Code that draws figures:
--*--
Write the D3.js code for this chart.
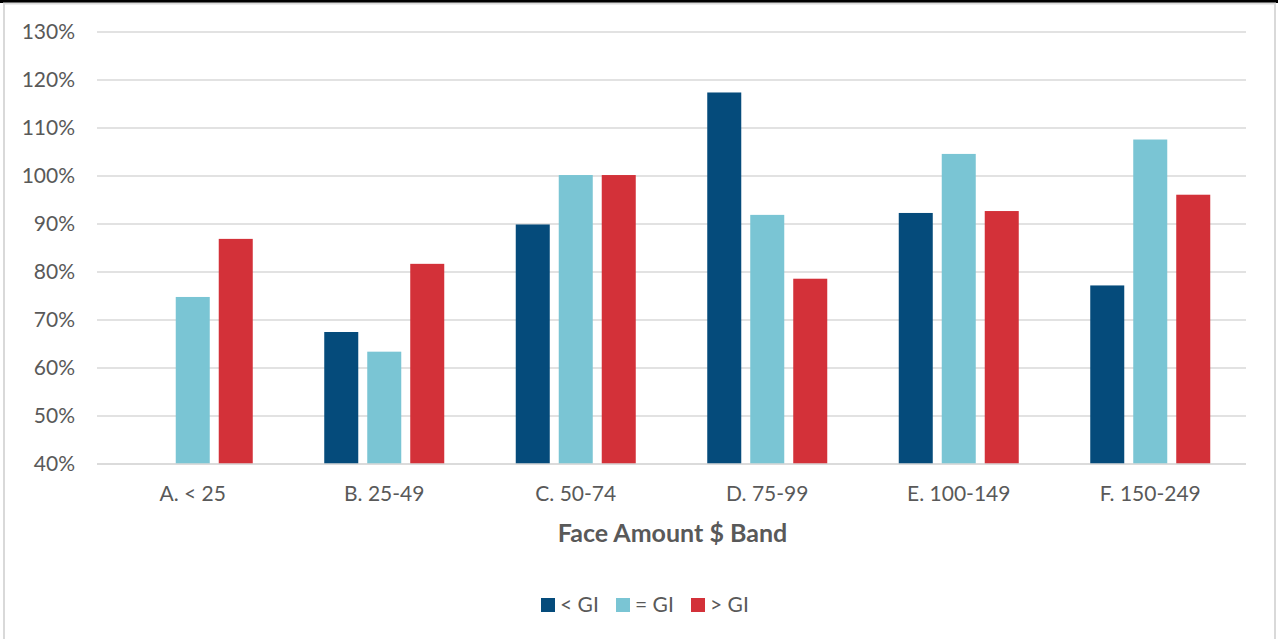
<!DOCTYPE html>
<html>
<head>
<meta charset="utf-8">
<script src="https://cdn.jsdelivr.net/npm/d3@7"></script>
<style>
  html, body { margin: 0; padding: 0; background: #fff; }
  svg { display: block; }
  text { font-family: Lato, "Open Sans", "Liberation Sans", sans-serif; fill: #595959; }
</style>
</head>
<body>
<svg id="chart" width="1278" height="639"></svg>
<script>
// Face amount bands along the x axis
const categories = ["A. < 25", "B. 25-49", "C. 50-74", "D. 75-99", "E. 100-149", "F. 150-249"];
// Series names (legend order)
const seriesNames = ["< GI", "= GI", "> GI"];
// Values in percent per series; null where no bar is shown
const lessGI    = [null, 67.5, 89.9, 117.4, 92.3, 77.2];
const equalGI   = [74.8, 63.4, 100.2, 91.9, 104.6, 107.6];
const greaterGI = [86.9, 81.7, 100.2, 78.6, 92.7, 96.1];
// Y axis ticks
const yTicks = [40, 50, 60, 70, 80, 90, 100, 110, 120, 130];
const xTitle = "Face Amount $ Band";

const colors = ["#054b7b", "#7ac5d4", "#d33139"];
const seriesValues = [lessGI, equalGI, greaterGI];

const svg = d3.select("#chart");
const W = 1278, H = 639;
const FONT = "Lato, 'Open Sans', sans-serif";

// frame
svg.append("rect").attr("x", 0).attr("y", 0).attr("width", W).attr("height", 3).attr("fill", "#000");
svg.append("rect").attr("x", 4).attr("y", 3.5).attr("width", W - 7).attr("height", H)
  .attr("fill", "none").attr("stroke", "#d9d9d9").attr("stroke-width", 2);

const plotLeft = 97, plotRight = W - 32;
const plotTop = 32, plotBottom = 464;

const y = d3.scaleLinear().domain([40, 130]).range([plotBottom, plotTop]);
const x0 = d3.scaleBand().domain(categories).range([plotLeft, plotRight]).paddingInner(0).paddingOuter(0);
const groupWidth = 120;
const x1 = d3.scaleBand().domain(seriesNames).range([0, groupWidth]).paddingInner(0.209);
const groupOffset = (x0.bandwidth() - groupWidth) / 2;

// gridlines
svg.append("g").selectAll("line").data(yTicks).join("line")
  .attr("x1", plotLeft).attr("x2", plotRight)
  .attr("y1", d => y(d)).attr("y2", d => y(d))
  .attr("stroke", "#d9d9d9").attr("stroke-width", 1.5);

// y axis labels
const yAxis = d3.axisLeft(y).tickValues(yTicks).tickFormat(d => d + "%").tickSize(0).tickPadding(22);
const gy = svg.append("g").attr("transform", `translate(${plotLeft},0)`).call(yAxis);
gy.select(".domain").remove();
gy.selectAll("text").attr("font-size", 21).attr("fill", "#595959").style("font-family", FONT);

// bars
const groups = svg.append("g").selectAll("g").data(categories).join("g")
  .attr("transform", d => `translate(${x0(d) + groupOffset},0)`);

groups.selectAll("rect")
  .data((c, i) => seriesNames.map((s, j) => ({ s, v: seriesValues[j][i], j })).filter(d => d.v != null))
  .join("rect")
  .attr("x", d => x1(d.s))
  .attr("width", x1.bandwidth())
  .attr("y", d => y(d.v))
  .attr("height", d => y(40) - y(d.v))
  .attr("fill", d => colors[d.j]);

// baseline
svg.append("line").attr("x1", plotLeft).attr("x2", plotRight)
  .attr("y1", plotBottom).attr("y2", plotBottom)
  .attr("stroke", "#d9d9d9").attr("stroke-width", 1.5);

// x axis labels
const xAxis = d3.axisBottom(x0).tickSize(0).tickPadding(22);
const gx = svg.append("g").attr("transform", `translate(0,${plotBottom})`).call(xAxis);
gx.select(".domain").remove();
gx.selectAll("text").attr("font-size", 21).attr("fill", "#595959").style("font-family", FONT);

// x axis title
svg.append("text").attr("x", (plotLeft + plotRight) / 2 + 1).attr("y", 542)
  .attr("text-anchor", "middle").attr("font-size", 25).attr("font-weight", "bold")
  .text(xTitle);

// legend
const legendX = [541, 616, 691];
const legend = svg.append("g").selectAll("g").data(seriesNames).join("g")
  .attr("transform", (d, i) => `translate(${legendX[i]},598)`);
legend.append("rect").attr("width", 14).attr("height", 14).attr("fill", (d, i) => colors[i]);
legend.append("text").attr("x", 19).attr("y", 14).attr("font-size", 21).text(d => d);
</script>
</body>
</html>
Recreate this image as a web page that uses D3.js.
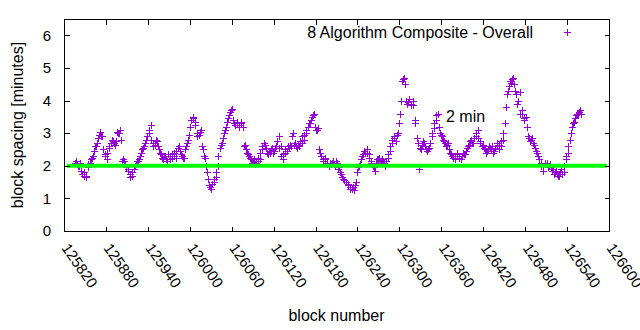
<!DOCTYPE html>
<html>
<head>
<meta charset="utf-8">
<script src="https://cdn.jsdelivr.net/npm/d3@7"></script>
<style>
  html, body { margin: 0; padding: 0; background: #fff; }
  svg { display: block; }
  text { font-family: "Liberation Sans", Arial, sans-serif; fill: #000; }
</style>
</head>
<body>
<svg id="chart" width="640" height="330"></svg>
<script>
// Block spacing samples. Two interleaved sample sets, each taken every
// `blockStep` blocks: set A starts at `firstBlock`, set B one block later.
const firstBlock = 125836;
const blockStep = 3;
const spacingA = [
  2.1, 2.05, 2.0, 1.85, 1.7, 1.65, 1.95, 2.1, 2.25, 2.45,
  2.6, 2.85, 3.05, 2.9, 2.35, 2.2, 2.55, 2.7, 2.75, 2.65,
  3.05, 3.0, 2.8, 2.2, 2.05, 1.9, 1.75, 1.7, 1.9, 2.05,
  2.15, 2.3, 2.5, 2.6, 2.8, 3.0, 3.25, 2.7, 2.65, 2.75,
  2.5, 2.35, 2.2, 2.3, 2.15, 2.3, 2.25, 2.4, 2.25, 2.55,
  2.45, 2.3, 2.25, 2.6, 2.8, 3.2, 3.5, 3.35, 3.0, 2.95,
  3.1, 2.5, 2.25, 1.8, 1.4, 1.3, 1.5, 1.65, 2.0, 2.55,
  2.7, 3.0, 3.2, 3.45, 3.65, 3.75, 3.3, 3.35, 3.25, 3.3,
  3.2, 2.65, 2.4, 2.3, 2.2, 2.15, 2.05, 2.15, 2.2, 2.5,
  2.7, 2.55, 2.35, 2.4, 2.55, 2.45, 2.6, 2.9, 2.6, 2.2,
  2.4, 2.45, 2.55, 2.6, 3.0, 2.7, 2.55, 2.6, 2.7, 2.8,
  3.0, 3.2, 3.3, 3.5, 3.6, 3.1, 3.15, 2.4, 2.2, 2.25,
  2.1, 2.0, 2.05, 2.15, 2.0, 2.1, 1.95, 1.75, 1.6, 1.5,
  1.45, 1.35, 1.3, 1.25, 1.5, 1.95, 2.05, 2.3, 2.45, 2.5,
  2.35, 2.15, 2.0, 1.85, 2.2, 2.25, 2.1, 2.15, 2.0, 2.25,
  2.45, 2.7, 2.9, 2.75, 3.0, 3.6, 4.6, 4.7, 4.0, 3.95,
  3.85, 4.0, 3.3, 2.85, 1.9, 2.5, 2.75, 2.6, 2.45, 2.55,
  2.9, 3.15, 3.4, 3.6, 3.0, 2.9, 2.75, 2.6, 2.7, 2.4,
  2.3, 2.2, 2.35, 2.3, 2.2, 2.4, 2.35, 2.55, 2.65, 2.8,
  2.7, 2.9, 3.1, 2.75, 2.6, 2.55, 2.4, 2.5, 2.55, 2.6,
  2.45, 2.7, 2.5, 2.6, 2.8, 3.3, 4.2, 4.45, 4.55, 4.7,
  4.3, 3.9, 4.25, 3.7, 3.45, 3.5, 2.9, 2.75, 2.85, 2.65,
  2.45, 2.3, 2.1, 1.85, 2.05, 2.1, 2.0, 1.95, 1.9, 1.8,
  1.75, 1.7, 1.9, 1.8, 2.2, 2.4, 2.8, 3.2, 3.35, 3.55,
  3.6, 3.7
];
const spacingB = [
  2.15, 2.0, 2.1, 1.75, 1.8, 1.7, 2.05, 2.2, 2.3, 2.6,
  2.7, 2.95, 2.9, 2.5, 2.3, 2.4, 2.6, 2.8, 2.7, 2.75,
  3.0, 3.1, 2.15, 2.15, 1.95, 1.85, 1.65, 1.8, 2.0, 2.15,
  2.2, 2.4, 2.55, 2.7, 2.9, 3.1, 2.8, 2.6, 2.8, 2.6,
  2.4, 2.25, 2.3, 2.2, 2.35, 2.2, 2.35, 2.3, 2.45, 2.6,
  2.35, 2.25, 2.5, 2.7, 2.95, 3.4, 3.45, 3.25, 2.9, 3.05,
  2.6, 2.3, 2.0, 1.6, 1.35, 1.45, 1.6, 1.8, 2.3, 2.65,
  2.85, 3.1, 3.35, 3.55, 3.7, 3.4, 3.25, 3.3, 3.2, 3.35,
  2.6, 2.5, 2.35, 2.25, 2.1, 2.2, 2.1, 2.25, 2.4, 2.6,
  2.65, 2.4, 2.45, 2.5, 2.4, 2.55, 2.75, 2.55, 2.3, 2.35,
  2.5, 2.6, 2.65, 2.9, 2.65, 2.6, 2.65, 2.75, 2.9, 2.95,
  3.1, 3.3, 3.4, 3.55, 3.2, 3.1, 2.5, 2.3, 2.15, 2.2,
  2.05, 2.1, 2.1, 2.05, 2.15, 1.9, 1.8, 1.65, 1.55, 1.5,
  1.4, 1.3, 1.35, 1.4, 1.8, 2.0, 2.2, 2.35, 2.4, 2.4,
  2.25, 2.1, 1.95, 2.1, 2.2, 2.15, 2.2, 2.1, 2.15, 2.35,
  2.6, 2.8, 2.85, 2.95, 3.3, 4.0, 4.65, 4.5, 3.9, 4.05,
  3.9, 3.85, 3.4, 2.7, 2.55, 2.65, 2.7, 2.5, 2.5, 2.7,
  3.0, 3.3, 3.55, 3.2, 2.95, 2.8, 2.7, 2.65, 2.5, 2.35,
  2.25, 2.3, 2.4, 2.25, 2.3, 2.35, 2.45, 2.6, 2.75, 2.7,
  2.85, 3.0, 2.85, 2.7, 2.65, 2.5, 2.45, 2.6, 2.5, 2.4,
  2.55, 2.6, 2.65, 2.75, 3.0, 3.8, 4.3, 4.6, 4.65, 4.5,
  4.2, 4.0, 3.6, 3.6, 3.4, 3.2, 2.85, 2.8, 2.7, 2.55,
  2.4, 2.2, 2.0, 2.0, 2.1, 1.95, 2.05, 1.85, 1.75, 1.85,
  1.7, 1.8, 1.75, 2.0, 2.3, 2.6, 3.0, 3.3, 3.45, 3.6,
  3.65, 3.6
];

// Two-minute reference line
const targetMinutes = 2;
const targetBlocks = [125824, 126597];

const xTicks = [125820, 125880, 125940, 126000, 126060, 126120, 126180,
                126240, 126300, 126360, 126420, 126480, 126540, 126600];
const yTicks = [0, 1, 2, 3, 4, 5, 6];

const seriesTitle = "8 Algorithm Composite - Overall";
const targetLabel = "2 min";
const xTitle = "block number";
const yTitle = "block spacing [minutes]";

const purple = "#9400d3";
const green = "#00ff00";

const svg = d3.select("#chart");
const plotLeft = 64, plotRight = 609, plotTop = 19, plotBottom = 231;

const x = d3.scaleLinear().domain([125820, 126600]).range([plotLeft, plotRight]);
const y = d3.scaleLinear().domain([0, 6.5]).range([plotBottom, plotTop]);

const points = spacingA.map((v, i) => ({ block: firstBlock + i * blockStep, value: v }))
  .concat(spacingB.map((v, i) => ({ block: firstBlock + 1 + i * blockStep, value: v })));

const crossPath = "M-3.5,0H3.5M0,-3.5V3.5";

// Data points as "+" markers
svg.append("g")
  .selectAll("path")
  .data(points)
  .join("path")
  .attr("d", crossPath)
  .attr("transform", d => `translate(${Math.round(x(d.block)) + 0.5},${Math.round(y(d.value)) + 0.5})`)
  .attr("fill", "none")
  .attr("stroke", purple)
  .attr("stroke-width", 1)
  .attr("shape-rendering", "crispEdges");

// Reference line at 2 minutes
svg.append("line")
  .attr("x1", x(targetBlocks[0]))
  .attr("x2", x(targetBlocks[1]))
  .attr("y1", y(targetMinutes))
  .attr("y2", y(targetMinutes))
  .attr("stroke", green)
  .attr("stroke-width", 4);

// Axes with inward ticks, mirrored on the opposite sides
const tickLen = 5;
const axisG = svg.append("g").attr("shape-rendering", "crispEdges");

const xBottom = d3.axisBottom(x).tickValues(xTicks).tickSize(-tickLen).tickFormat("");
const xTopAxis = d3.axisTop(x).tickValues(xTicks).tickSize(-tickLen).tickFormat("");
const yLeft = d3.axisLeft(y).tickValues(yTicks).tickSize(-tickLen).tickFormat("");
const yRight = d3.axisRight(y).tickValues(yTicks).tickSize(-tickLen).tickFormat("");

function styleAxis(g) {
  g.select(".domain").remove();
  g.selectAll(".tick line").attr("stroke", "#000");
}
axisG.append("g").attr("transform", `translate(0,${plotBottom + 0.5})`).call(xBottom).call(styleAxis);
axisG.append("g").attr("transform", `translate(0,${plotTop + 0.5})`).call(xTopAxis).call(styleAxis);
axisG.append("g").attr("transform", `translate(${plotLeft + 0.5},0)`).call(yLeft).call(styleAxis);
axisG.append("g").attr("transform", `translate(${plotRight + 0.5},0)`).call(yRight).call(styleAxis);

// Plot frame
axisG.append("rect")
  .attr("x", plotLeft + 0.5).attr("y", plotTop + 0.5)
  .attr("width", plotRight - plotLeft).attr("height", plotBottom - plotTop)
  .attr("fill", "none").attr("stroke", "#000").attr("stroke-width", 1);

// Y tick labels
svg.append("g")
  .selectAll("text")
  .data(yTicks)
  .join("text")
  .attr("x", 51)
  .attr("y", d => y(d))
  .attr("dy", "0.35em")
  .attr("text-anchor", "end")
  .attr("font-size", 15)
  .text(d => d);

// X tick labels, rotated
svg.append("g")
  .selectAll("text")
  .data(xTicks)
  .join("text")
  .attr("transform", d => `translate(${x(d) - 3},${plotBottom + 17}) rotate(55)`)
  .attr("text-anchor", "start")
  .attr("font-size", 15)
  .text(d => d);

// Axis titles
svg.append("text")
  .attr("x", (plotLeft + plotRight) / 2)
  .attr("y", 321)
  .attr("text-anchor", "middle")
  .attr("font-size", 16)
  .text(xTitle);

svg.append("text")
  .attr("transform", `translate(23,${(plotTop + plotBottom) / 2}) rotate(-90)`)
  .attr("text-anchor", "middle")
  .attr("font-size", 16)
  .text(yTitle);

// Legend
svg.append("text")
  .attr("x", 533)
  .attr("y", 38)
  .attr("text-anchor", "end")
  .attr("font-size", 16)
  .text(seriesTitle);

svg.append("path")
  .attr("d", crossPath)
  .attr("transform", "translate(567.5,32.5)")
  .attr("fill", "none")
  .attr("stroke", purple)
  .attr("stroke-width", 1)
  .attr("shape-rendering", "crispEdges");

// Annotation for the reference line
svg.append("text")
  .attr("x", 446)
  .attr("y", 122)
  .attr("font-size", 16)
  .text(targetLabel);
</script>
</body>
</html>
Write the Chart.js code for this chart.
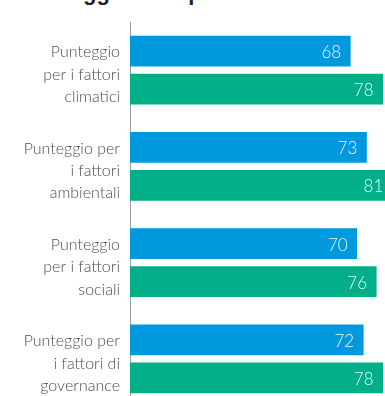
<!DOCTYPE html>
<html>
<head>
<meta charset="utf-8">
<script src="https://cdn.jsdelivr.net/npm/chart.js@4"></script>
<style>
  html, body { margin: 0; padding: 0; background: #fff; overflow: hidden; }
  #wrap { position: relative; width: 385px; height: 396px; overflow: hidden; }
  #title { position: absolute; left: 22px; top: -20px; font: bold 22px "Liberation Sans", Arial, sans-serif; color: #222; white-space: nowrap; line-height: 26px; }
  #box { position: absolute; left: 0; top: 0; width: 430px; height: 410px; }
</style>
</head>
<body>
<div id="wrap">
  <div id="title">Punteggio ESG per</div>
  <div id="box"><canvas id="c" width="430" height="410"></canvas></div>
</div>
<script>
const categories = [
  ["Punteggio", "per i fattori", "climatici"],
  ["Punteggio per", "i fattori", "ambientali"],
  ["Punteggio", "per i fattori", "sociali"],
  ["Punteggio per", "i fattori di", "governance"]
];
const seriesBlue = [68, 73, 70, 72];
const seriesGreen = [78, 81, 76, 78];

const valueLabels = {
  id: 'valueLabels',
  afterDatasetsDraw(chart) {
    const ctx = chart.ctx;
    ctx.save();
    ctx.font = '300 17px Lato, "Open Sans", sans-serif';
    ctx.fillStyle = 'rgba(255,255,255,0.93)';
    ctx.textAlign = 'right';
    ctx.textBaseline = 'middle';
    chart.data.datasets.forEach((ds, i) => {
      chart.getDatasetMeta(i).data.forEach((bar, j) => {
        ctx.fillText(String(ds.data[j]), bar.x - 9.5, bar.y + 1.5);
      });
    });
    ctx.restore();
  }
};

// nudge the category labels slightly down, as in the reference
const labelShift = {
  id: 'labelShift',
  beforeDraw(chart) {
    const scale = chart.scales.y;
    const items = scale.getLabelItems();
    items.forEach(it => {
      if (!it.__shifted) {
        it.options.translation = [it.options.translation[0], it.options.translation[1] + 4.5];
        it.__shifted = true;
      }
    });
  }
};

new Chart(document.getElementById('c'), {
  type: 'bar',
  data: {
    labels: categories,
    datasets: [
      { data: seriesBlue, backgroundColor: '#0099de', categoryPercentage: 0.79, barPercentage: 0.81 },
      { data: seriesGreen, backgroundColor: '#00af87', categoryPercentage: 0.79, barPercentage: 0.81 }
    ]
  },
  options: {
    indexAxis: 'y',
    responsive: false,
    animation: false,
    devicePixelRatio: 1,
    layout: { padding: { top: 22, bottom: 3, left: 0, right: 8 } },
    plugins: { legend: { display: false }, tooltip: { enabled: false } },
    scales: {
      x: { display: false, min: 0, max: 90 },
      y: {
        afterFit(scale) { scale.width = 130; scale.paddingTop = 0; scale.paddingBottom = 0; },
        grid: { display: false, drawTicks: false },
        border: { display: true, color: '#9a9a9a', width: 1 },
        ticks: {
          padding: 10,
          color: '#4d4d4d',
          font: { family: 'Lato, "Open Sans", sans-serif', size: 16, weight: '300', lineHeight: 1.4 }
        }
      }
    }
  },
  plugins: [valueLabels, labelShift]
});
</script>
</body>
</html>
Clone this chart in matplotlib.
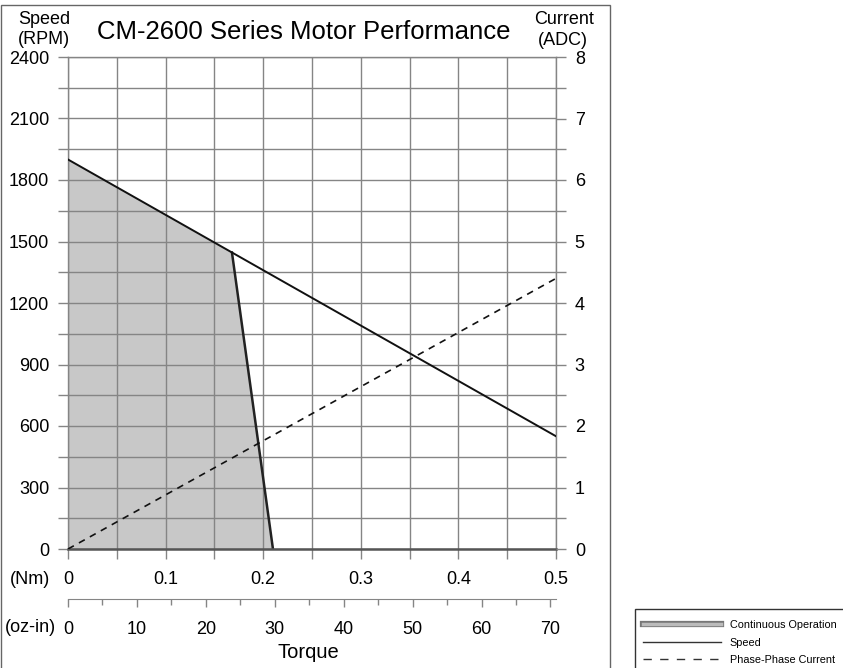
import numpy as np
import matplotlib.pyplot as plt
from matplotlib.lines import Line2D
from matplotlib.patches import Rectangle
import matplotlib.patheffects as pe

plt.rcParams['font.family'] = ['Liberation Sans', 'DejaVu Sans']

## values
torque_nm = [0, 0.5]
speed_rpm = [1900, 550]
current_adc = [0, 4.4]
# continuous operation area (torque Nm, speed RPM)
cont_torque = [0, 0, 0.168, 0.21]
cont_speed = [0, 1900, 1446, 0]

speed_ticks = np.arange(0, 2401, 300)
current_ticks = np.arange(0, 9, 1)
nm_ticks = [0, 0.1, 0.2, 0.3, 0.4, 0.5]
oz_ticks = [0, 10, 20, 30, 40, 50, 60, 70]

NM_TO_OZIN = 141.61193

W, H = 843, 668
fig = plt.figure(figsize=(W / 100, H / 100), dpi=100)
ax = fig.add_axes([68 / W, 1 - 549 / H, (556 - 68) / W, (549 - 57) / H])

gridc = '#858585'

# shaded continuous region
ax.fill(cont_torque, cont_speed, color='#c8c8c8', lw=0, zorder=1)
ax.plot(cont_torque[2:], cont_speed[2:], color='#222222', lw=1.8, zorder=4)
ax.plot(torque_nm, speed_rpm, color='#111111', lw=1.4, zorder=4)

ax.set_xlim(0, 0.5)
ax.set_ylim(0, 2400)
ax.set_xticks(nm_ticks)
ax.set_xticks(np.arange(0, 0.51, 0.05), minor=True)
ax.set_xticklabels(['0', '0.1', '0.2', '0.3', '0.4', '0.5'])
ax.set_yticks(speed_ticks)
ax.set_yticks(np.arange(0, 2401, 150), minor=True)
ax.set_axisbelow(False)
ax.grid(True, which='both', color=gridc, lw=1, zorder=2)
ax.tick_params(which='both', direction='out', length=7, width=1, color=gridc,
               labelsize=13)
ax.tick_params(axis='x', pad=9)
ax.tick_params(axis='y', pad=6.5)
for s in ['left', 'right', 'top']:
    ax.spines[s].set_color(gridc)
    ax.spines[s].set_linewidth(1)
ax.spines['bottom'].set_color('#555555')
ax.spines['bottom'].set_linewidth(1.8)
ax.spines['bottom'].set_zorder(5)

# current axis on the right
ax2 = ax.twinx()
ax2.plot(torque_nm, current_adc, color='#111111', lw=1.2, ls=(0, (4, 3.5)), zorder=4)
ax2.set_ylim(0, 8)
ax2.set_yticks(current_ticks)
ax2.set_yticks(np.arange(0, 8.01, 0.5), minor=True)
ax2.tick_params(which='both', direction='out', length=7, width=1, color=gridc,
                labelsize=13, pad=6.5)
for s in ax2.spines.values():
    s.set_visible(False)

# oz-in scale below
sec = ax.secondary_xaxis(-0.1016, functions=(lambda x: x * NM_TO_OZIN,
                                             lambda x: x / NM_TO_OZIN))
sec.set_xticks(oz_ticks)
sec.set_xticks(np.arange(0, 71, 5), minor=True)
sec.tick_params(which='major', direction='out', length=6, width=1, color=gridc,
                labelsize=13, pad=10)
sec.tick_params(which='minor', direction='out', length=4, width=1, color=gridc)
sec.spines['bottom'].set_color(gridc)

# texts
fig.text(304 / W, 1 - 39 / H, 'CM-2600 Series Motor Performance', ha='center',
         va='baseline', fontsize=18.5)
fig.text(44 / W, 1 - 24 / H, 'Speed', ha='center', va='baseline', fontsize=13)
fig.text(44 / W, 1 - 44 / H, '(RPM)', ha='center', va='baseline', fontsize=13)
fig.text(564 / W, 1 - 24 / H, 'Current', ha='center', va='baseline', fontsize=13)
fig.text(563 / W, 1 - 45 / H, '(ADC)', ha='center', va='baseline', fontsize=13)
fig.text(30 / W, 1 - 580 / H, '(Nm)', ha='center', va='center', fontsize=13)
fig.text(30 / W, 1 - 628 / H, '(oz-in)', ha='center', va='center', fontsize=13)
fig.text(308 / W, 1 - 653 / H, 'Torque', ha='center', va='center', fontsize=14.5)

# outer frame and legend box
fig.patches.append(Rectangle((1 / W, -0.05), 609 / W, 1.05 - 5 / H,
                             transform=fig.transFigure, fill=False,
                             ec='#666666', lw=1))
fig.patches.append(Rectangle((635 / W, -0.05), 0.5, 0.05 + 59 / H,
                             transform=fig.transFigure, fill=False,
                             ec='#333333', lw=1))

handles = [
    Line2D([], [], color='#bbbbbb', lw=2.5,
           path_effects=[pe.Stroke(linewidth=4.5, foreground='#777777'), pe.Normal()]),
    Line2D([], [], color='#333333', lw=1),
    Line2D([], [], color='#333333', lw=1, ls=(0, (6, 6))),
]
fig.legend(handles, ['Continuous Operation', 'Speed', 'Phase-Phase Current'],
           loc='upper left', bbox_to_anchor=(643 / W, 1 - 620 / H),
           frameon=False, fontsize=7.8, handlelength=7.2, handletextpad=0.8,
           labelspacing=0.7, borderpad=0, borderaxespad=0)

fig.savefig('out.png', dpi=100)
--*--
Reproduce the entries exactly, from the line with "Clone this chart in matplotlib." to the line with "ax.spines['bottom'].set_zorder(5)", both lines included, keeping no pictures.

**TASK ANSWER:**
Clone this chart in matplotlib.
import numpy as np
import matplotlib.pyplot as plt
from matplotlib.lines import Line2D
from matplotlib.patches import Rectangle
import matplotlib.patheffects as pe

plt.rcParams['font.family'] = ['Liberation Sans', 'DejaVu Sans']

## values
torque_nm = [0, 0.5]
speed_rpm = [1900, 550]
current_adc = [0, 4.4]
# continuous operation area (torque Nm, speed RPM)
cont_torque = [0, 0, 0.168, 0.21]
cont_speed = [0, 1900, 1446, 0]

speed_ticks = np.arange(0, 2401, 300)
current_ticks = np.arange(0, 9, 1)
nm_ticks = [0, 0.1, 0.2, 0.3, 0.4, 0.5]
oz_ticks = [0, 10, 20, 30, 40, 50, 60, 70]

NM_TO_OZIN = 141.61193

W, H = 843, 668
fig = plt.figure(figsize=(W / 100, H / 100), dpi=100)
ax = fig.add_axes([68 / W, 1 - 549 / H, (556 - 68) / W, (549 - 57) / H])

gridc = '#858585'

# shaded continuous region
ax.fill(cont_torque, cont_speed, color='#c8c8c8', lw=0, zorder=1)
ax.plot(cont_torque[2:], cont_speed[2:], color='#222222', lw=1.8, zorder=4)
ax.plot(torque_nm, speed_rpm, color='#111111', lw=1.4, zorder=4)

ax.set_xlim(0, 0.5)
ax.set_ylim(0, 2400)
ax.set_xticks(nm_ticks)
ax.set_xticks(np.arange(0, 0.51, 0.05), minor=True)
ax.set_xticklabels(['0', '0.1', '0.2', '0.3', '0.4', '0.5'])
ax.set_yticks(speed_ticks)
ax.set_yticks(np.arange(0, 2401, 150), minor=True)
ax.set_axisbelow(False)
ax.grid(True, which='both', color=gridc, lw=1, zorder=2)
ax.tick_params(which='both', direction='out', length=7, width=1, color=gridc,
               labelsize=13)
ax.tick_params(axis='x', pad=9)
ax.tick_params(axis='y', pad=6.5)
for s in ['left', 'right', 'top']:
    ax.spines[s].set_color(gridc)
    ax.spines[s].set_linewidth(1)
ax.spines['bottom'].set_color('#555555')
ax.spines['bottom'].set_linewidth(1.8)
ax.spines['bottom'].set_zorder(5)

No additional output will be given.